I removed two lines. Where did that happen?

Would your answer be different if I told you that I might or might not have removed some lines?

OsrsNeedsf2P · 2 months ago

The criticisms to how AbsenceBench does this are valid, but I'm very excited that we are benchmarking this at all. It's definitely a push in the right direction

kadonoishi · 2 months ago

To detect a presence, a real brain takes in sensory input and compares it to expectations, and stays calm or registers surprise, and from time to time issues predictions to guide the organism.

To detect an absence, the brain cannot rely on sensory input, by definition. To be surprised if sensory evidence is _not_ there requires a model of the world strong enough to register surprise if the expectation is not there, without a sensory prompt.

It seems to me detecting an absence is a strictly higher-order neurological task than processing sensory input.

If LLMs can't do this strictly higher-order neurological task, is that not a capability currently unique to living things?

gtsop · 2 months ago

Thinking is still currently unique to living things, so you don't need to resort to what you describe to find the human brain uniquness.

Onto what you describe, it has to do with memory.

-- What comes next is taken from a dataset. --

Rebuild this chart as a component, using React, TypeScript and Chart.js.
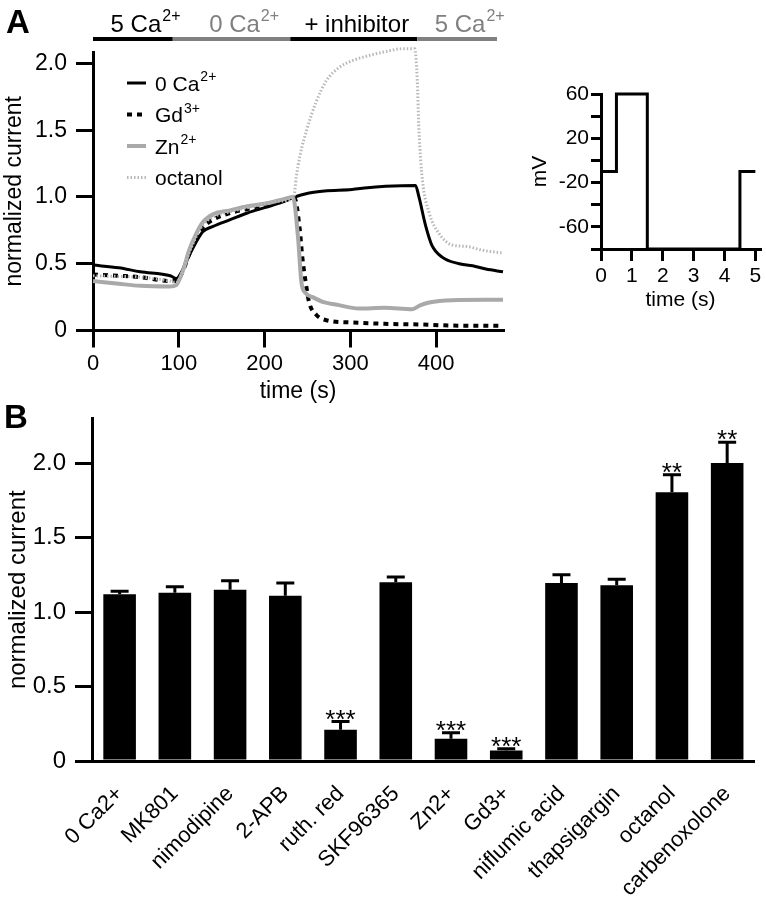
import React, { useEffect, useRef } from 'react';
import { Chart, registerables } from 'chart.js';
Chart.register(...registerables);

const FONT = "'Liberation Sans', Arial, Helvetica, sans-serif";

// ---------------- Panel A data ----------------
const PHASE_TIMES = [0, 93, 230, 378, 471];
const PHASE_TEXT = ['5 Ca', '0 Ca', '+ inhibitor', '5 Ca'];
const PHASE_SUP = ['2+', '2+', '', '2+'];

const SERIES_NAMES = ['0 Ca', 'Gd', 'Zn', 'octanol'];
const SERIES_SUP = ['2+', '3+', '2+', ''];

const CA0_T = [0, 30, 55, 90, 97, 105, 112, 120, 128, 140, 160, 180, 200, 220, 235, 252, 270, 302, 320, 341, 360, 376, 380, 388, 395, 407, 427, 446, 458, 478];
const CA0_V = [0.49, 0.47, 0.44, 0.41, 0.39, 0.46, 0.56, 0.66, 0.74, 0.78, 0.83, 0.88, 0.92, 0.96, 1.0, 1.03, 1.045, 1.056, 1.07, 1.08, 1.085, 1.086, 1.0, 0.78, 0.64, 0.55, 0.5, 0.48, 0.46, 0.44];

const GD_T = [0, 30, 55, 90, 97, 105, 112, 120, 128, 140, 160, 180, 200, 220, 235, 241, 244, 248, 252, 260, 272, 302, 340, 380, 420, 478];
const GD_V = [0.42, 0.41, 0.4, 0.37, 0.37, 0.45, 0.57, 0.68, 0.77, 0.83, 0.88, 0.91, 0.94, 0.97, 0.99, 0.76, 0.55, 0.36, 0.21, 0.12, 0.077, 0.06, 0.05, 0.045, 0.037, 0.035];

const ZN_T = [0, 30, 55, 90, 97, 105, 112, 120, 128, 140, 160, 180, 200, 220, 233, 239, 243, 248, 256, 270, 283, 310, 340, 372, 382, 392, 419, 458, 478];
const ZN_V = [0.37, 0.35, 0.335, 0.33, 0.34, 0.45, 0.6, 0.72, 0.81, 0.87, 0.9, 0.93, 0.95, 0.98, 1.0, 0.7, 0.36, 0.28, 0.25, 0.21, 0.195, 0.165, 0.17, 0.16, 0.19, 0.21, 0.227, 0.23, 0.23];

const OCT_T = [0, 30, 55, 90, 97, 105, 112, 120, 128, 140, 160, 180, 200, 220, 234, 237, 241, 249, 260, 272, 287, 302, 322, 342, 360, 375, 378, 380, 384, 392, 403, 419, 435, 455, 478];
const OCT_V = [0.41, 0.405, 0.4, 0.37, 0.36, 0.45, 0.58, 0.7, 0.79, 0.85, 0.89, 0.92, 0.95, 0.97, 1.0, 1.15, 1.3, 1.5, 1.71, 1.87, 1.97, 2.02, 2.06, 2.09, 2.11, 2.11, 1.88, 1.5, 1.13, 0.88, 0.73, 0.64, 0.63, 0.6, 0.58];

const A_X_TICKS = [0, 100, 200, 300, 400];
const A_Y_TICKS = [0, 0.5, 1, 1.5, 2];

// ---------------- Inset data ----------------
const STEP_T = [0, 0.5, 1.5, 4.5, 5.0];
const STEP_MV = [-10, 60, -80, -10, -10];
const INSET_X_TICKS = [0, 1, 2, 3, 4, 5];
const INSET_Y_TICKS = [-80, -60, -40, -20, 0, 20, 40, 60];
const INSET_Y_LABELED = [60, 20, -20, -60];

// ---------------- Panel B data ----------------
const BAR_LABELS = ['0 Ca2+', 'MK801', 'nimodipine', '2-APB', 'ruth. red', 'SKF96365', 'Zn2+', 'Gd3+', 'niflumic acid', 'thapsigargin', 'octanol', 'carbenoxolone'];
const BAR_VALUES = [1.12, 1.13, 1.15, 1.11, 0.21, 1.2, 0.15, 0.07, 1.195, 1.18, 1.805, 2.0];
const BAR_ERRORS = [0.02, 0.04, 0.06, 0.085, 0.055, 0.035, 0.04, 0.012, 0.055, 0.04, 0.117, 0.14];
const BAR_SIG = ['', '', '', '', '***', '', '***', '***', '', '', '**', '**'];
const B_Y_TICKS = [0, 0.5, 1, 1.5, 2];

// ---------------- styles ----------------
const PHASE_COLORS = ['#000000', '#808080', '#000000', '#808080'];
const SERIES_STYLE = [
  { color: '#000000', width: 3, dash: [] as number[] },
  { color: '#000000', width: 4, dash: [5, 5] },
  { color: '#a9a9a9', width: 4, dash: [] as number[] },
  { color: '#b8b8b8', width: 3, dash: [1.5, 2] },
];

const toXY = (t: number[], v: number[]) => t.map((x, i) => ({ x, y: v[i] }));
const fmt = (v: number) => (v === 0 ? '0' : v.toFixed(1));

// draws base text + superscript; x is the centre (align 'center', centred on base text) or left edge
function drawSup(ctx: CanvasRenderingContext2D, x: number, y: number, base: string, sup: string, size: number, supSize: number, color: string, align: string) {
  ctx.font = `${size}px ${FONT}`;
  const w1 = ctx.measureText(base).width;
  const x0 = align === 'center' ? x - w1 / 2 : x;
  ctx.fillStyle = color;
  ctx.textAlign = 'left';
  ctx.textBaseline = 'alphabetic';
  ctx.fillText(base, x0, y);
  if (sup) {
    ctx.font = `${supSize}px ${FONT}`;
    ctx.fillText(sup, x0 + w1 + 1, y - size * 0.45);
  }
}

const axisCommon = (tickLen: number) => ({
  grid: { drawOnChartArea: false, drawTicks: true, tickLength: tickLen, lineWidth: 3, color: '#000' },
  border: { display: true, color: '#000', width: 3 },
});

const aDecor = {
  id: 'aDecor',
  afterDraw(chart: any) {
    const { ctx, chartArea } = chart;
    const xs = chart.scales.x;
    ctx.save();
    ctx.font = `bold 33px ${FONT}`;
    ctx.fillStyle = '#000';
    ctx.textAlign = 'left';
    ctx.textBaseline = 'alphabetic';
    ctx.fillText('A', 6, 33);
    ctx.lineCap = 'butt';
    for (let i = 0; i < PHASE_TEXT.length; i++) {
      const x0 = xs.getPixelForValue(PHASE_TIMES[i]);
      const x1 = xs.getPixelForValue(PHASE_TIMES[i + 1]);
      ctx.strokeStyle = PHASE_COLORS[i];
      ctx.lineWidth = 4;
      ctx.setLineDash([]);
      ctx.beginPath();
      ctx.moveTo(x0, 39);
      ctx.lineTo(x1, 39);
      ctx.stroke();
      drawSup(ctx, (x0 + x1) / 2 + 3, 32, PHASE_TEXT[i], PHASE_SUP[i], 24, 16, PHASE_COLORS[i], 'center');
    }
    for (let i = 0; i < SERIES_NAMES.length; i++) {
      const y = chartArea.top + 31 + i * 31.5;
      const st = SERIES_STYLE[i];
      ctx.strokeStyle = st.color;
      ctx.lineWidth = st.width;
      ctx.setLineDash(st.dash);
      ctx.beginPath();
      ctx.moveTo(chartArea.left + 34, y);
      ctx.lineTo(chartArea.left + 53, y);
      ctx.stroke();
      ctx.setLineDash([]);
      drawSup(ctx, chartArea.left + 62, y + 7.5, SERIES_NAMES[i], SERIES_SUP[i], 21, 14, '#000', 'left');
    }
    ctx.restore();
  },
};

const bDecor = {
  id: 'bDecor',
  afterDatasetsDraw(chart: any) {
    const { ctx } = chart;
    const ys = chart.scales.y;
    const meta = chart.getDatasetMeta(0);
    ctx.save();
    ctx.font = `bold 33px ${FONT}`;
    ctx.fillStyle = '#000';
    ctx.textAlign = 'left';
    ctx.textBaseline = 'alphabetic';
    ctx.fillText('B', 4, 33);
    ctx.strokeStyle = '#000';
    ctx.lineWidth = 3;
    ctx.lineCap = 'butt';
    meta.data.forEach((bar: any, i: number) => {
      const top = ys.getPixelForValue(BAR_VALUES[i]);
      const et = ys.getPixelForValue(BAR_VALUES[i] + BAR_ERRORS[i]);
      ctx.beginPath();
      ctx.moveTo(bar.x, top);
      ctx.lineTo(bar.x, et);
      ctx.moveTo(bar.x - 9, et);
      ctx.lineTo(bar.x + 9, et);
      ctx.stroke();
      if (BAR_SIG[i]) {
        ctx.font = `26px ${FONT}`;
        ctx.textAlign = 'center';
        ctx.fillText(BAR_SIG[i], bar.x, et + 6);
      }
    });
    ctx.restore();
  },
};

function lineDs(t: number[], v: number[], i: number) {
  const st = SERIES_STYLE[i];
  return {
    data: toXY(t, v),
    borderColor: st.color,
    borderWidth: st.width,
    borderDash: st.dash,
    pointRadius: 0,
    cubicInterpolationMode: 'monotone',
    clip: false,
    fill: false,
  };
}

const A_H = 410;
const A_W = 515;

function configA(): any {
  return {
    type: 'line',
    data: {
      datasets: [
        lineDs(OCT_T, OCT_V, 3),
        lineDs(ZN_T, ZN_V, 2),
        lineDs(GD_T, GD_V, 1),
        lineDs(CA0_T, CA0_V, 0),
      ],
    },
    options: {
      responsive: false,
      animation: false,
      devicePixelRatio: 1,
      layout: { padding: { top: 52, right: 12, left: 0, bottom: 0 } },
      plugins: { legend: { display: false }, tooltip: { enabled: false } },
      scales: {
        x: {
          type: 'linear',
          min: 0,
          max: 478,
          afterFit: (s: any) => { s.height = A_H - 330.5; },
          afterBuildTicks: (s: any) => { s.ticks = A_X_TICKS.map((value) => ({ value })); },
          ticks: { font: { family: FONT, size: 22 }, color: '#000', padding: 3, maxRotation: 0, autoSkip: false },
          title: { display: true, text: 'time (s)', font: { family: FONT, size: 23 }, color: '#000', padding: { top: 0, bottom: 5 } },
          ...axisCommon(17),
        },
        y: {
          min: 0,
          max: 2.086,
          afterFit: (s: any) => { s.width = 93; },
          afterBuildTicks: (s: any) => { s.ticks = A_Y_TICKS.map((value) => ({ value })); },
          ticks: { font: { family: FONT, size: 23 }, color: '#000', padding: 9, autoSkip: false, callback: (v: number) => fmt(v) },
          title: { display: true, text: 'normalized current', font: { family: FONT, size: 23 }, color: '#000', padding: { top: 1, bottom: 0 } },
          ...axisCommon(17),
        },
      },
    },
    plugins: [aDecor],
  };
}

function configInset(): any {
  return {
    type: 'line',
    data: {
      datasets: [
        {
          data: toXY(STEP_T, STEP_MV),
          borderColor: '#000',
          borderWidth: 3,
          pointRadius: 0,
          stepped: 'before',
          clip: false,
        },
      ],
    },
    options: {
      responsive: false,
      animation: false,
      devicePixelRatio: 1,
      layout: { padding: { top: 34, right: 6, left: 0, bottom: 0 } },
      plugins: { legend: { display: false }, tooltip: { enabled: false } },
      scales: {
        x: {
          type: 'linear',
          min: 0,
          max: 5.15,
          afterFit: (s: any) => { s.height = 257 - 189; },
          afterBuildTicks: (s: any) => { s.ticks = INSET_X_TICKS.map((value) => ({ value })); },
          ticks: { font: { family: FONT, size: 21 }, color: '#000', padding: 3, maxRotation: 0, autoSkip: false },
          title: { display: true, text: 'time (s)', font: { family: FONT, size: 21 }, color: '#000', padding: { top: 0, bottom: 4 } },
          ...axisCommon(12),
        },
        y: {
          min: -80,
          max: 60,
          afterFit: (s: any) => { s.width = 86; },
          afterBuildTicks: (s: any) => { s.ticks = INSET_Y_TICKS.map((value) => ({ value })); },
          ticks: {
            font: { family: FONT, size: 21 },
            color: '#000',
            padding: 2,
            autoSkip: false,
            callback: (v: any) => (INSET_Y_LABELED.includes(Number(v)) ? String(v) : ''),
          },
          title: { display: true, text: 'mV', font: { family: FONT, size: 21 }, color: '#000', padding: { top: 13, bottom: 0 } },
          ...axisCommon(10),
        },
      },
    },
  };
}

const B_H = 504;

function configB(): any {
  return {
    type: 'bar',
    data: {
      labels: BAR_LABELS,
      datasets: [
        {
          data: BAR_VALUES,
          backgroundColor: '#000',
          borderWidth: 0,
          categoryPercentage: 1,
          barPercentage: 0.59,
        },
      ],
    },
    options: {
      responsive: false,
      animation: false,
      devicePixelRatio: 1,
      layout: { padding: { top: 21, right: 4, left: 0, bottom: 0 } },
      plugins: { legend: { display: false }, tooltip: { enabled: false } },
      scales: {
        x: {
          afterFit: (s: any) => { s.height = B_H - 366; },
          ticks: { font: { family: FONT, size: 22 }, color: '#000', padding: 20, minRotation: 45, maxRotation: 45, autoSkip: false },
          grid: { display: false, drawTicks: false },
          border: { display: true, color: '#000', width: 3 },
        },
        y: {
          min: 0,
          max: 2.3,
          afterFit: (s: any) => { s.width = 92; },
          afterBuildTicks: (s: any) => { s.ticks = B_Y_TICKS.map((value) => ({ value })); },
          ticks: { font: { family: FONT, size: 24 }, color: '#000', padding: 9, autoSkip: false, callback: (v: number) => fmt(v) },
          title: { display: true, text: 'normalized current', font: { family: FONT, size: 24 }, color: '#000', padding: { top: 4, bottom: 0 } },
          ...axisCommon(17),
        },
      },
    },
    plugins: [bDecor],
  };
}

export default function App() {
  const aRef = useRef<HTMLCanvasElement>(null);
  const iRef = useRef<HTMLCanvasElement>(null);
  const bRef = useRef<HTMLCanvasElement>(null);

  useEffect(() => {
    const charts: Chart[] = [];
    if (aRef.current) charts.push(new Chart(aRef.current, configA()));
    if (iRef.current) charts.push(new Chart(iRef.current, configInset()));
    if (bRef.current) charts.push(new Chart(bRef.current, configB()));
    return () => charts.forEach((c) => c.destroy());
  }, []);

  const abs = (left: number, top: number, w: number, h: number): React.CSSProperties => ({
    position: 'absolute', left, top, width: w, height: h, display: 'block',
  });

  return (
    <div style={{ position: 'absolute', left: 0, top: 0, width: 766, height: 899, background: '#fff', overflow: 'hidden' }}>
      <canvas ref={bRef} width={766} height={B_H} style={abs(0, 395, 766, B_H)} />
      <canvas ref={aRef} width={A_W} height={A_H} style={abs(0, 0, A_W, A_H)} />
      <canvas ref={iRef} width={251} height={257} style={abs(515, 60, 251, 257)} />
    </div>
  );
}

Memory is storing and playing back sensory input, in the absence of that sensory input. So your brain plays back some past sensory input and checks it against current sensory input.

Eg you left the pen on the table. When you come back the pen isn't there. Your brain compares the stored memory of seeing the pen on the table vs what you see now.

viralsink · 2 months ago

LLMs might not be very consistent overall in their learned architecture. Some paths may lead to memorized info, some paths may lead to advanced pattern matching.

tclancy · 2 months ago

> from time to time

I know less-than-zero about the subject but I’d imagine the temporal aspect alone is a problem. Aren’t these agents reasoning from a fixed/ frozen version of “reality” rather than adjusting in real-time??

pkoird · 2 months ago

So LLMs are poor at string diff, it seems. Tangentially, is there any source (a github repo or otherwise) that documents findings like these a la what LLMs are good at and what they aren't good at?